HARWOOD: You told me as you were about to take office in 2009 that you were going to try to stay focused on the big picture, not watch the stock ticker at the bottom of our screen. You going to watch that ticker over the next couple of weeks to see what the market impacts are as we get closer and closer to October 17th?
PRESIDENT OBAMA: I tend not to make judgments on the base of the stock market. Obviously— since I came into office— the stock market has done very well. The biggest concern that I have day to day, though, is how is this impacting middle-class families.
Are we creating a system in which ordinary people who are working hard and acting responsibly have an opportunity to get ahead, have an opportunity to find a job that pays good wages, have a chance to— buy a house—that and have some retirement security, have healthcare that they can count on so they don't get bankrupt when they get sick, send their kids to college, allow them to succeed?
And so every day I'm tracking how is what's happening here in Washington having an impact on that. And what we can say unequivocally at the moment is that Washington is having a negative impact on the lives of ordinary people.
And that may manifest itself in terms of the stock market going down, but— I'm more concerned over the long term with whether or not this is a country where not only are we constantly thinking about how to grow this economy for ordinary Americans, but also do we have a government that despite the differences that exist— throughout— a very big nation— can come together and just do the basic common-sense stuff that's required. Congress has two jobs that the constitution's very clear about. Pass a budget, pay its bills.
HARWOOD: Couple things—
PRESIDENT OBAMA: And we're not asking— too much for
HARWOOD: Couple things very quickly—
PRESIDENT OBAMA: to ask them to do that job.
HARWOOD: —before I let you go. I was looking at poll data on the health care law the other day. Very, very popular among African-Americans, marginally popular among Hispanics, very unpopular among whites. What are the implications for the country on this issue and many others in our elections and legislatively of a politics that are polarized not just by party, but by race?

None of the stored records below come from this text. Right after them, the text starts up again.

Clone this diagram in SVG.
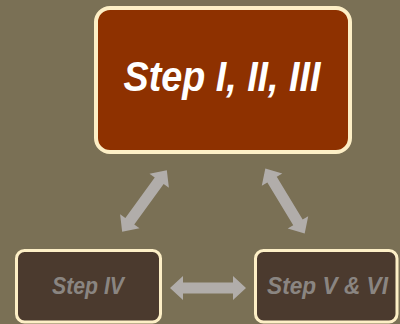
<svg xmlns="http://www.w3.org/2000/svg" xmlns:xlink="http://www.w3.org/1999/xlink" width="400" height="324" viewBox="0 0 400 324">
<style>
.box{stroke:#FDEFC6;}
.top{fill:#8E3100;stroke-width:4;}
.low{fill:#4B3A2E;stroke-width:3;}
.t{font-family:"Liberation Sans",Arial,sans-serif;font-weight:bold;font-style:italic;text-anchor:middle;}
.tt{fill:#FFFFFF;font-size:42px;}
.lt{fill:#8A8581;font-size:23px;}
.arr{fill:#B1ADAA;}
</style>
<defs>
<path id="dbl" d="M -38 0 L -25 -12 L -25 -5.5 L 25 -5.5 L 25 -12 L 38 0 L 25 12 L 25 5.5 L -25 5.5 L -25 12 Z"/>
</defs>
<rect width="400" height="324" fill="#7A7055"/>
<g id="connectors" class="arr">
<use xlink:href="#dbl" transform="translate(144.5,201) rotate(-54)"/>
<use xlink:href="#dbl" transform="translate(285,201) rotate(58.8)"/>
<use xlink:href="#dbl" transform="translate(208,288)"/>
</g>
<g id="step123">
<rect class="box top" x="96" y="8" width="254" height="144" rx="14"/>
<text class="t tt" x="222" y="91" textLength="197" lengthAdjust="spacingAndGlyphs">Step I, II, III</text>
</g>
<g id="step4">
<rect class="box low" x="16.5" y="250.5" width="144" height="71.5" rx="8"/>
<text class="t lt" x="88" y="293.5" textLength="72" lengthAdjust="spacingAndGlyphs">Step IV</text>
</g>
<g id="step56">
<rect class="box low" x="255.5" y="250.5" width="141.5" height="71.5" rx="8"/>
<text class="t lt" x="327.5" y="293.5" textLength="121" lengthAdjust="spacingAndGlyphs">Step V &amp; VI</text>
</g>
</svg>
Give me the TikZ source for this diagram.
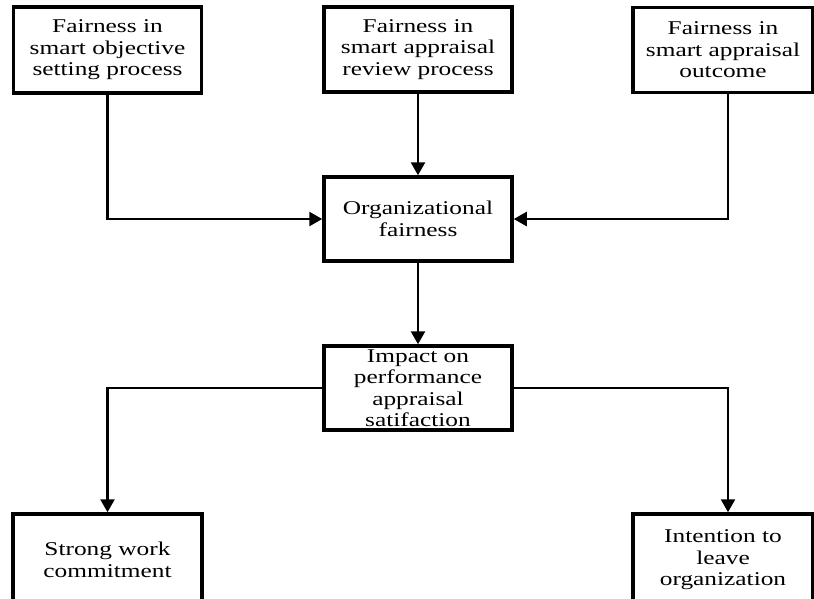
\documentclass[tikz,border=0pt]{standalone}
\usepackage{fontspec}
\setmainfont{Liberation Serif}[FakeStretch=1.3]
\usetikzlibrary{arrows.meta}
\begin{document}
\begin{tikzpicture}[x=1pt,y=-1pt,
  box/.style={draw, line width=3.5pt, align=center, inner sep=0pt,
    font=\fontsize{19.5}{21.5}\selectfont},
  conn/.style={line width=2.5pt, -{Triangle[width=14pt,length=13pt]}}]
\useasboundingbox (0,0) rectangle (814,598);
\clip (0,0) rectangle (814,598);
\node[box, minimum width=188pt, minimum height=86pt] (b1) at (107.5,50) {Fairness in\\smart objective\\setting process};
\node[box, minimum width=188pt, minimum height=85pt] (b2) at (418,49.5) {Fairness in\\smart appraisal\\review process};
\node[box, minimum width=180pt, minimum height=85pt] (b3) at (723,50) {Fairness in\\smart appraisal\\outcome};
\node[box, minimum width=188pt, minimum height=84pt] (org) at (418,219) {Organizational\\fairness};
\node[box, minimum width=188pt, minimum height=84pt] (imp) at (418,388) {Impact on\\performance\\appraisal\\satifaction};
\node[box, minimum width=189pt, minimum height=92pt] (s1) at (107.5,560) {Strong work\\commitment};
\node[box, minimum width=180pt, minimum height=92pt] (s2) at (723,560) {Intention to\\leave\\organization};
\draw[conn] (b2.south) -- (org.north);
\draw[conn] (b1.south) |- (org.west);
\draw[conn] ([xshift=5pt]b3.south) |- (org.east);
\draw[conn] (org.south) -- (imp.north);
\draw[conn] (imp.west) -| (s1.north);
\draw[conn] (imp.east) -| ([xshift=5pt]s2.north);
\end{tikzpicture}
\end{document}
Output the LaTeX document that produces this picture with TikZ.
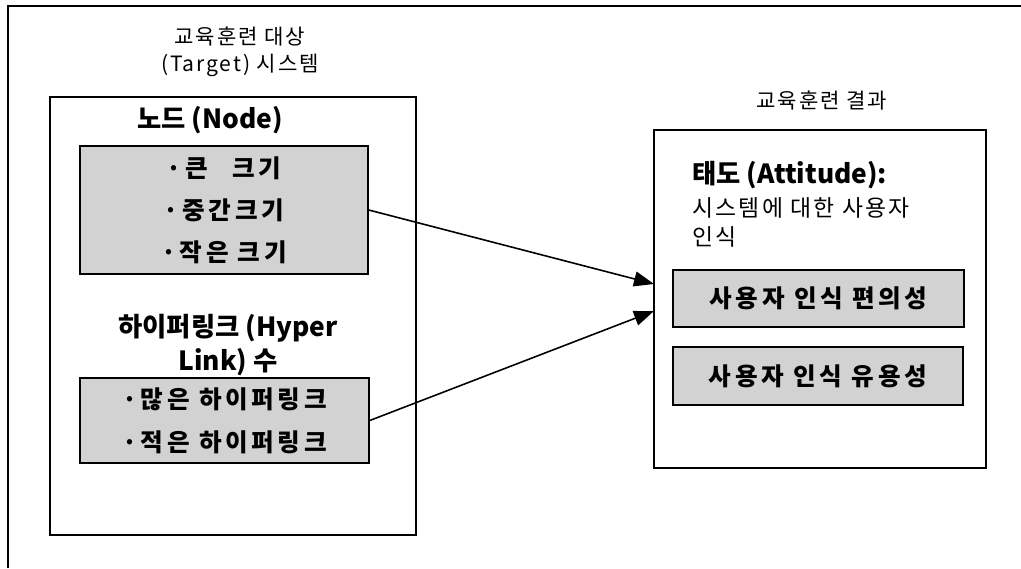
\documentclass[tikz,border=0pt]{standalone}
\usepackage{fontspec}
\setmainfont{Noto Sans CJK KR}
\usetikzlibrary{arrows.meta}

\tikzset{
    frame/.style={draw, line width=0.9pt},
    shadebox/.style={draw, line width=0.9pt, fill=gray!35, inner sep=0pt, align=center,
        font=\fontsize{14}{24}\selectfont\bfseries\addfontfeature{LetterSpace=15}},
    heading/.style={font=\fontsize{15}{20}\selectfont\bfseries},
    caption/.style={align=center, font=\fontsize{12}{15.3}\selectfont\addfontfeature{LetterSpace=9}},
    link/.style={line width=0.9pt, -{Triangle[length=0.4cm, width=0.3cm]}}
}

\begin{document}
\begin{tikzpicture}[x=0.02cm, y=-0.02cm]
    \useasboundingbox (0,0) rectangle (1021,568);
    % Outer frame (cut off at right and bottom)
    \draw[line width=0.6pt] (8,568) -- (8,6) -- (1021,6);

    % Target system
    \node[caption] (targettitle) at (240,52) {교육훈련 대상\\(Target) 시스템};
    \draw[frame] (50,97) rectangle (416,535);
    \node[heading, anchor=west] (nodehead) at (131,120) {노드 (Node)};
    \node[shadebox, minimum width=5.76cm, minimum height=2.56cm] (nodebox) at (224,210)
        {·큰\hspace{1em}크기\\·중간크기\\·작은 크기};
    \node[heading, align=center, font=\fontsize{15}{19.8}\selectfont\bfseries] (linkhead) at (228,345)
        {하이퍼링크 (Hyper\\Link) 수};
    \node[shadebox, minimum width=5.78cm, minimum height=1.7cm,
        font=\fontsize{14}{24.4}\selectfont\bfseries\addfontfeature{LetterSpace=15}] (linkbox) at (224.5,420.5)
        {·많은 하이퍼링크\\·적은 하이퍼링크};

    % Training result
    \node[caption] (resulttitle) at (822,100) {교육훈련 결과};
    \draw[frame] (654,130) rectangle (986,468);
    \node[heading, anchor=west] (attitude) at (686,175) {태도 (Attitude):};
    \node[anchor=west, align=left, font=\fontsize{13}{16.4}\selectfont\addfontfeature{LetterSpace=10}] (attdesc) at (686,222.5)
        {시스템에 대한 사용자\\인식};
    \node[shadebox, minimum width=5.82cm, minimum height=1.14cm] (easebox) at (818.5,298.5)
        {사용자 인식 편의성};
    \node[shadebox, minimum width=5.8cm, minimum height=1.16cm] (usebox) at (818,376)
        {사용자 인식 유용성};

    % Connectors
    \coordinate (in1) at (654,284);
    \coordinate (in2) at (654,311);
    \draw[link] (nodebox.east) -- (in1);
    \draw[link] (linkbox.east) -- (in2);
\end{tikzpicture}
\end{document}
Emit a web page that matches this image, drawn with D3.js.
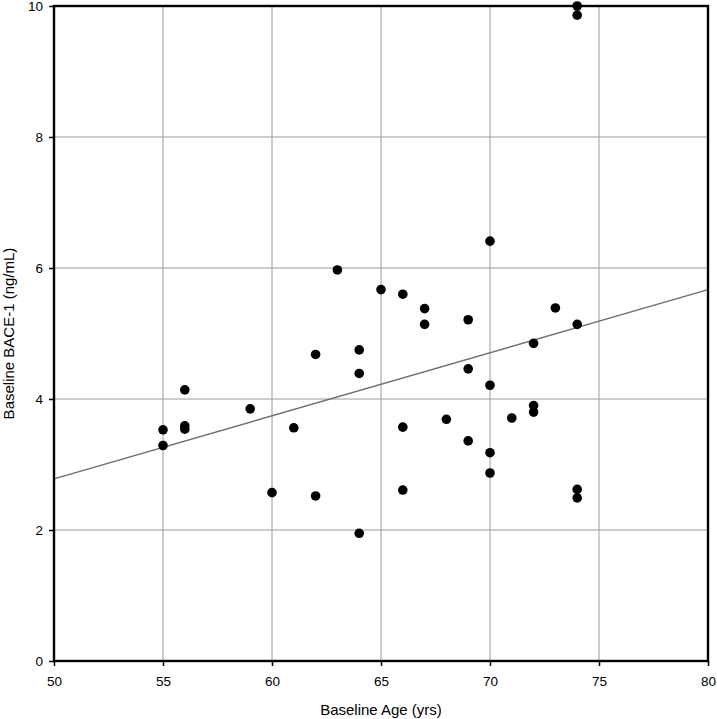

PRESIDENT OBAMA: Well, you know, what I'd say John is that when you break out what's actually in the Affordable Care Act, it's popular among all groups. If you ask the ordinary person, "Do you think it's a good thing that insurance companies have to let young people stay on their parents' plan until their 26?" "Absolutely." "Do you think it's a good idea that— insurance companies have to spend 80% of premiums on people's healthcare and not on administrative costs?" "Absolutely."
"Do you think it's a good idea that people with pre-existing conditions should be able to get health insurance?" They say yes. So— the challenge we have— with— the healthcare law is similar to the challenge we've had in our politics more broadly. And that is that— there have been caricatures of what we've been trying to do. There's always been— some levels of polarization— in our politics.
Those have gotten worse— in part because of gerrymandering. So members of Congress have no incentive to reach out to all groups. Partly it's gotten worse because you got these super PACs who are coming in and- financing advertising that stirs up polarization. And the media has gotten more polarized.
But— I don't think— when you look at the health care laws specifically that it's an issue— that's going to break down in terms of race. The majority of folks who are uninsured in this country, even though they're working, and will be helped by the Affordable Care Act, the majority of them are going to be white, not African-American or Hispanic.